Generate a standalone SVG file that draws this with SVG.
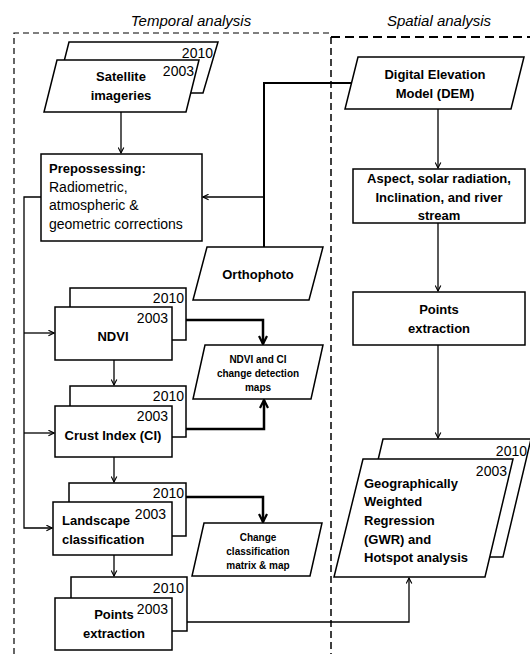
<svg xmlns="http://www.w3.org/2000/svg" width="530" height="654" viewBox="0 0 530 654">
<defs>
<style>
.box{fill:#fff;stroke:#000;stroke-width:1.5}
.b{font-family:"Liberation Sans",Arial,sans-serif;font-weight:bold;font-size:13px;fill:#000}
.r{font-family:"Liberation Sans",Arial,sans-serif;font-size:14px;fill:#000}
.s{font-family:"Liberation Sans",Arial,sans-serif;font-weight:bold;font-size:10px;fill:#000}
.y{font-family:"Liberation Sans",Arial,sans-serif;font-size:14px;fill:#000;text-anchor:end}
.t{font-family:"Liberation Sans",Arial,sans-serif;font-style:italic;font-size:15px;fill:#000;text-anchor:middle}
.c{text-anchor:middle}
.thin{fill:none;stroke:#000;stroke-width:1.3}
.thick{fill:none;stroke:#000;stroke-width:2.5}
</style>
<marker id="a" viewBox="0 0 10 10" refX="9" refY="5" markerWidth="7" markerHeight="7" markerUnits="userSpaceOnUse" orient="auto"><path d="M1,1 L9,5 L1,9" fill="none" stroke="#000" stroke-width="1.6"/></marker>
<marker id="A" viewBox="0 0 10 10" refX="9" refY="5" markerWidth="10" markerHeight="10" markerUnits="userSpaceOnUse" orient="auto"><path d="M1,1 L9,5 L1,9" fill="none" stroke="#000" stroke-width="2.2"/></marker>
</defs>

<g id="frames">
<path d="M14,654 V33 H331" fill="none" stroke="#000" stroke-width="1.2" stroke-dasharray="6,4"/>
<path d="M331,37 V654" fill="none" stroke="#000" stroke-width="1.5" stroke-dasharray="7,4"/>
<path d="M331,37 H530" fill="none" stroke="#000" stroke-width="2" stroke-dasharray="9,5"/>
<text class="t" x="191" y="26">Temporal analysis</text>
<text class="t" x="439" y="26">Spatial analysis</text>
</g>

<g id="connectors">
<path class="thin" d="M121,112 V153" marker-end="url(#a)"/>
<path class="thick" d="M351,83 H264 V247" style="stroke-width:2"/>
<path class="thin" d="M264,197 H203" marker-end="url(#a)"/>
<path class="thin" d="M41,197 H24 V528 H52" marker-end="url(#a)"/>
<path class="thin" d="M24,333 H54" marker-end="url(#a)"/>
<path class="thin" d="M24,433 H54" marker-end="url(#a)"/>
<path class="thin" d="M114,360 V385" marker-end="url(#a)"/>
<path class="thin" d="M114,457 V482" marker-end="url(#a)"/>
<path class="thin" d="M114,555 V576" marker-end="url(#a)"/>
<path class="thick" d="M186,320 H263 V344" marker-end="url(#A)"/>
<path class="thick" d="M186,429 H264 V400" marker-end="url(#A)"/>
<path class="thick" d="M186,497 H263 V522" marker-end="url(#A)"/>
<path class="thin" d="M187,622 H409 V578" marker-end="url(#a)"/>
<path class="thin" d="M438,109 V168" marker-end="url(#a)"/>
<path class="thin" d="M438,223 V291" marker-end="url(#a)"/>
<path class="thin" d="M438,345 V438" marker-end="url(#a)"/>
</g>

<g id="satellite">
<polygon class="box" points="69,42 218,42 203,93 56,93"/>
<text class="y" x="213" y="58">2010</text>
<polygon class="box" points="57,60 199,60 186,112 44,112"/>
<text class="y" x="194" y="76">2003</text>
<text class="b c" x="121" y="81">Satellite</text>
<text class="b c" x="121" y="100">imageries</text>
</g>

<g id="preprocessing">
<rect class="box" x="41" y="154" width="161" height="87"/>
<text class="b" x="49" y="173">Prepossessing:</text>
<text class="r" x="49" y="192">Radiometric,</text>
<text class="r" x="49" y="210">atmospheric &amp;</text>
<text class="r" x="49" y="229">geometric corrections</text>
</g>

<g id="orthophoto">
<polygon class="box" points="207,247 323,247 309,300 193,300"/>
<text class="b c" x="258" y="279">Orthophoto</text>
</g>

<g id="ndvi">
<rect class="box" x="70" y="288" width="116" height="52"/>
<text class="y" x="184" y="303">2010</text>
<rect class="box" x="55" y="307" width="117" height="53"/>
<text class="y" x="168" y="323">2003</text>
<text class="b c" x="113" y="341">NDVI</text>
</g>

<g id="changemaps">
<polygon class="box" points="205,345 323,345 311,399 193,399"/>
<text class="s c" x="258" y="363">NDVI and CI</text>
<text class="s c" x="258" y="377">change detection</text>
<text class="s c" x="258" y="391">maps</text>
</g>

<g id="crust">
<rect class="box" x="70" y="386" width="116" height="51"/>
<text class="y" x="184" y="401">2010</text>
<rect class="box" x="55" y="406" width="117" height="51"/>
<text class="y" x="168" y="421">2003</text>
<text class="b c" x="113" y="440">Crust Index (CI)</text>
</g>

<g id="landscape">
<rect class="box" x="69" y="483" width="117" height="53"/>
<text class="y" x="184" y="498">2010</text>
<rect class="box" x="53" y="502" width="119" height="53"/>
<text class="y" x="166" y="519">2003</text>
<text class="b" x="62" y="525">Landscape</text>
<text class="b" x="62" y="544">classification</text>
</g>

<g id="changeclass">
<polygon class="box" points="204,523 322,523 310,576 192,576"/>
<text class="s c" x="258" y="541">Change</text>
<text class="s c" x="258" y="555">classification</text>
<text class="s c" x="258" y="569">matrix &amp; map</text>
</g>

<g id="points-left">
<rect class="box" x="71" y="577" width="116" height="54"/>
<text class="y" x="184" y="593">2010</text>
<rect class="box" x="55" y="598" width="117" height="52"/>
<text class="y" x="168" y="614">2003</text>
<text class="b c" x="114" y="619">Points</text>
<text class="b c" x="114" y="638">extraction</text>
</g>

<g id="dem">
<polygon class="box" points="358,57 524,57 511,109 345,109"/>
<text class="b c" x="435" y="79">Digital Elevation</text>
<text class="b c" x="435" y="98">Model (DEM)</text>
</g>

<g id="aspect">
<rect class="box" x="353" y="169" width="172" height="54"/>
<text class="b c" x="439" y="183">Aspect, solar radiation,</text>
<text class="b c" x="439" y="202">Inclination, and river</text>
<text class="b c" x="439" y="220">stream</text>
</g>

<g id="points-right">
<rect class="box" x="353" y="292" width="172" height="53"/>
<text class="b c" x="439" y="314">Points</text>
<text class="b c" x="439" y="333">extraction</text>
</g>

<g id="gwr">
<polygon class="box" points="383,439 531,439 503,557 355,557"/>
<text class="y" x="527" y="456">2010</text>
<polygon class="box" points="363,459 513,459 485,577 334,577"/>
<text class="y" x="507" y="476">2003</text>
<text class="b" x="364" y="488">Geographically</text>
<text class="b" x="364" y="506">Weighted</text>
<text class="b" x="364" y="525">Regression</text>
<text class="b" x="364" y="544">(GWR) and</text>
<text class="b" x="364" y="562">Hotspot analysis</text>
</g>
</svg>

● WHAT YOU NEED TO DO: Transcribe the material as is, with images omitted.

● FINISHED TASK:
Generate a standalone SVG file that draws this with SVG.
<svg xmlns="http://www.w3.org/2000/svg" width="530" height="654" viewBox="0 0 530 654">
<defs>
<style>
.box{fill:#fff;stroke:#000;stroke-width:1.5}
.b{font-family:"Liberation Sans",Arial,sans-serif;font-weight:bold;font-size:13px;fill:#000}
.r{font-family:"Liberation Sans",Arial,sans-serif;font-size:14px;fill:#000}
.s{font-family:"Liberation Sans",Arial,sans-serif;font-weight:bold;font-size:10px;fill:#000}
.y{font-family:"Liberation Sans",Arial,sans-serif;font-size:14px;fill:#000;text-anchor:end}
.t{font-family:"Liberation Sans",Arial,sans-serif;font-style:italic;font-size:15px;fill:#000;text-anchor:middle}
.c{text-anchor:middle}
.thin{fill:none;stroke:#000;stroke-width:1.3}
.thick{fill:none;stroke:#000;stroke-width:2.5}
</style>
<marker id="a" viewBox="0 0 10 10" refX="9" refY="5" markerWidth="7" markerHeight="7" markerUnits="userSpaceOnUse" orient="auto"><path d="M1,1 L9,5 L1,9" fill="none" stroke="#000" stroke-width="1.6"/></marker>
<marker id="A" viewBox="0 0 10 10" refX="9" refY="5" markerWidth="10" markerHeight="10" markerUnits="userSpaceOnUse" orient="auto"><path d="M1,1 L9,5 L1,9" fill="none" stroke="#000" stroke-width="2.2"/></marker>
</defs>

<g id="frames">
<path d="M14,654 V33 H331" fill="none" stroke="#000" stroke-width="1.2" stroke-dasharray="6,4"/>
<path d="M331,37 V654" fill="none" stroke="#000" stroke-width="1.5" stroke-dasharray="7,4"/>
<path d="M331,37 H530" fill="none" stroke="#000" stroke-width="2" stroke-dasharray="9,5"/>
<text class="t" x="191" y="26">Temporal analysis</text>
<text class="t" x="439" y="26">Spatial analysis</text>
</g>

<g id="connectors">
<path class="thin" d="M121,112 V153" marker-end="url(#a)"/>
<path class="thick" d="M351,83 H264 V247" style="stroke-width:2"/>
<path class="thin" d="M264,197 H203" marker-end="url(#a)"/>
<path class="thin" d="M41,197 H24 V528 H52" marker-end="url(#a)"/>
<path class="thin" d="M24,333 H54" marker-end="url(#a)"/>
<path class="thin" d="M24,433 H54" marker-end="url(#a)"/>
<path class="thin" d="M114,360 V385" marker-end="url(#a)"/>
<path class="thin" d="M114,457 V482" marker-end="url(#a)"/>
<path class="thin" d="M114,555 V576" marker-end="url(#a)"/>
<path class="thick" d="M186,320 H263 V344" marker-end="url(#A)"/>
<path class="thick" d="M186,429 H264 V400" marker-end="url(#A)"/>
<path class="thick" d="M186,497 H263 V522" marker-end="url(#A)"/>
<path class="thin" d="M187,622 H409 V578" marker-end="url(#a)"/>
<path class="thin" d="M438,109 V168" marker-end="url(#a)"/>
<path class="thin" d="M438,223 V291" marker-end="url(#a)"/>
<path class="thin" d="M438,345 V438" marker-end="url(#a)"/>
</g>

<g id="satellite">
<polygon class="box" points="69,42 218,42 203,93 56,93"/>
<text class="y" x="213" y="58">2010</text>
<polygon class="box" points="57,60 199,60 186,112 44,112"/>
<text class="y" x="194" y="76">2003</text>
<text class="b c" x="121" y="81">Satellite</text>
<text class="b c" x="121" y="100">imageries</text>
</g>

<g id="preprocessing">
<rect class="box" x="41" y="154" width="161" height="87"/>
<text class="b" x="49" y="173">Prepossessing:</text>
<text class="r" x="49" y="192">Radiometric,</text>
<text class="r" x="49" y="210">atmospheric &amp;</text>
<text class="r" x="49" y="229">geometric corrections</text>
</g>

<g id="orthophoto">
<polygon class="box" points="207,247 323,247 309,300 193,300"/>
<text class="b c" x="258" y="279">Orthophoto</text>
</g>

<g id="ndvi">
<rect class="box" x="70" y="288" width="116" height="52"/>
<text class="y" x="184" y="303">2010</text>
<rect class="box" x="55" y="307" width="117" height="53"/>
<text class="y" x="168" y="323">2003</text>
<text class="b c" x="113" y="341">NDVI</text>
</g>

<g id="changemaps">
<polygon class="box" points="205,345 323,345 311,399 193,399"/>
<text class="s c" x="258" y="363">NDVI and CI</text>
<text class="s c" x="258" y="377">change detection</text>
<text class="s c" x="258" y="391">maps</text>
</g>

<g id="crust">
<rect class="box" x="70" y="386" width="116" height="51"/>
<text class="y" x="184" y="401">2010</text>
<rect class="box" x="55" y="406" width="117" height="51"/>
<text class="y" x="168" y="421">2003</text>
<text class="b c" x="113" y="440">Crust Index (CI)</text>
</g>

<g id="landscape">
<rect class="box" x="69" y="483" width="117" height="53"/>
<text class="y" x="184" y="498">2010</text>
<rect class="box" x="53" y="502" width="119" height="53"/>
<text class="y" x="166" y="519">2003</text>
<text class="b" x="62" y="525">Landscape</text>
<text class="b" x="62" y="544">classification</text>
</g>

<g id="changeclass">
<polygon class="box" points="204,523 322,523 310,576 192,576"/>
<text class="s c" x="258" y="541">Change</text>
<text class="s c" x="258" y="555">classification</text>
<text class="s c" x="258" y="569">matrix &amp; map</text>
</g>

<g id="points-left">
<rect class="box" x="71" y="577" width="116" height="54"/>
<text class="y" x="184" y="593">2010</text>
<rect class="box" x="55" y="598" width="117" height="52"/>
<text class="y" x="168" y="614">2003</text>
<text class="b c" x="114" y="619">Points</text>
<text class="b c" x="114" y="638">extraction</text>
</g>

<g id="dem">
<polygon class="box" points="358,57 524,57 511,109 345,109"/>
<text class="b c" x="435" y="79">Digital Elevation</text>
<text class="b c" x="435" y="98">Model (DEM)</text>
</g>

<g id="aspect">
<rect class="box" x="353" y="169" width="172" height="54"/>
<text class="b c" x="439" y="183">Aspect, solar radiation,</text>
<text class="b c" x="439" y="202">Inclination, and river</text>
<text class="b c" x="439" y="220">stream</text>
</g>

<g id="points-right">
<rect class="box" x="353" y="292" width="172" height="53"/>
<text class="b c" x="439" y="314">Points</text>
<text class="b c" x="439" y="333">extraction</text>
</g>

<g id="gwr">
<polygon class="box" points="383,439 531,439 503,557 355,557"/>
<text class="y" x="527" y="456">2010</text>
<polygon class="box" points="363,459 513,459 485,577 334,577"/>
<text class="y" x="507" y="476">2003</text>
<text class="b" x="364" y="488">Geographically</text>
<text class="b" x="364" y="506">Weighted</text>
<text class="b" x="364" y="525">Regression</text>
<text class="b" x="364" y="544">(GWR) and</text>
<text class="b" x="364" y="562">Hotspot analysis</text>
</g>
</svg>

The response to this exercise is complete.